§ Exercise requirements:
Your task is to retype, word for word, the lines from the start of the data through the line holding "minimum width=602pt, minimum". Do not include the pictures.

[begin Supplied material]

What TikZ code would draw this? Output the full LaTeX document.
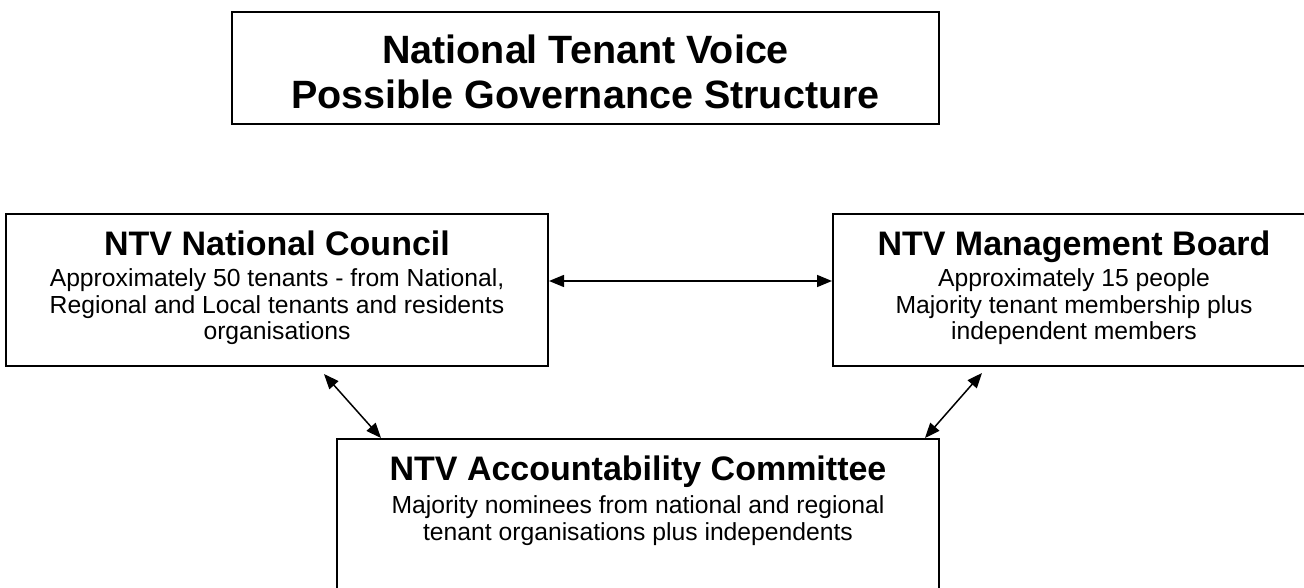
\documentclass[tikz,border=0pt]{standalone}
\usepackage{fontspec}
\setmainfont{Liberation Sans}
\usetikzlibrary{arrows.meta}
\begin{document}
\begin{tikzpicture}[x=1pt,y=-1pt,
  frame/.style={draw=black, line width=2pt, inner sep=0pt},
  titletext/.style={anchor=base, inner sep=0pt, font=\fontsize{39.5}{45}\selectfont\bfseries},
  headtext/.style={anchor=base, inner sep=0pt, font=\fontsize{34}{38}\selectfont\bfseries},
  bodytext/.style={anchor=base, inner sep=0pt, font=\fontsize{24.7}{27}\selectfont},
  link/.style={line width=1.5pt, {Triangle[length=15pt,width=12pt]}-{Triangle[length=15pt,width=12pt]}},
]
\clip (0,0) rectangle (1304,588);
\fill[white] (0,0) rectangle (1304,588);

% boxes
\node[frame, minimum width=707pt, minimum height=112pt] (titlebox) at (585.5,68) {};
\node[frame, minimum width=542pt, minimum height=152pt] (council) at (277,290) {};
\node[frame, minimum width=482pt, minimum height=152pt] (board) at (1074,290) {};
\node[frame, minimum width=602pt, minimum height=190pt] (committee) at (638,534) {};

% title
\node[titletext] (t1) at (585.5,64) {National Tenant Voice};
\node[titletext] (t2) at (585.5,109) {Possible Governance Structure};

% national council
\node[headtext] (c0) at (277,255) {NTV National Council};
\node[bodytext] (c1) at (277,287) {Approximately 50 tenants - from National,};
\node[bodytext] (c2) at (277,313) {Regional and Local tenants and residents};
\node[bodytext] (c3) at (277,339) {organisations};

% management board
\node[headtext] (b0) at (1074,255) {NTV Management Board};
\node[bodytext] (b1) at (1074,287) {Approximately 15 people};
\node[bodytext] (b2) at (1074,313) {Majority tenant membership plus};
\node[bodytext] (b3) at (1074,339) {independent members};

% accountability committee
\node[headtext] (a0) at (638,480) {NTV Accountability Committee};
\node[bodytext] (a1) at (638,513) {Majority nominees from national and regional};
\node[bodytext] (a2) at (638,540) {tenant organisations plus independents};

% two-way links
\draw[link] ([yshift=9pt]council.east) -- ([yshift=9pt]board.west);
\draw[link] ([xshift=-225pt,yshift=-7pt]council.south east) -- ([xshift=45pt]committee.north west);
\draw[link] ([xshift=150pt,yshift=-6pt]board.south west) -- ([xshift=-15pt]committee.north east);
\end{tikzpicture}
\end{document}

[end Supplied material]

§ Correct answer:
What TikZ code would draw this? Output the full LaTeX document.
\documentclass[tikz,border=0pt]{standalone}
\usepackage{fontspec}
\setmainfont{Liberation Sans}
\usetikzlibrary{arrows.meta}
\begin{document}
\begin{tikzpicture}[x=1pt,y=-1pt,
  frame/.style={draw=black, line width=2pt, inner sep=0pt},
  titletext/.style={anchor=base, inner sep=0pt, font=\fontsize{39.5}{45}\selectfont\bfseries},
  headtext/.style={anchor=base, inner sep=0pt, font=\fontsize{34}{38}\selectfont\bfseries},
  bodytext/.style={anchor=base, inner sep=0pt, font=\fontsize{24.7}{27}\selectfont},
  link/.style={line width=1.5pt, {Triangle[length=15pt,width=12pt]}-{Triangle[length=15pt,width=12pt]}},
]
\clip (0,0) rectangle (1304,588);
\fill[white] (0,0) rectangle (1304,588);

% boxes
\node[frame, minimum width=707pt, minimum height=112pt] (titlebox) at (585.5,68) {};
\node[frame, minimum width=542pt, minimum height=152pt] (council) at (277,290) {};
\node[frame, minimum width=482pt, minimum height=152pt] (board) at (1074,290) {};
\node[frame, minimum width=602pt, minimum height=190pt] (committee) at (638,534) {};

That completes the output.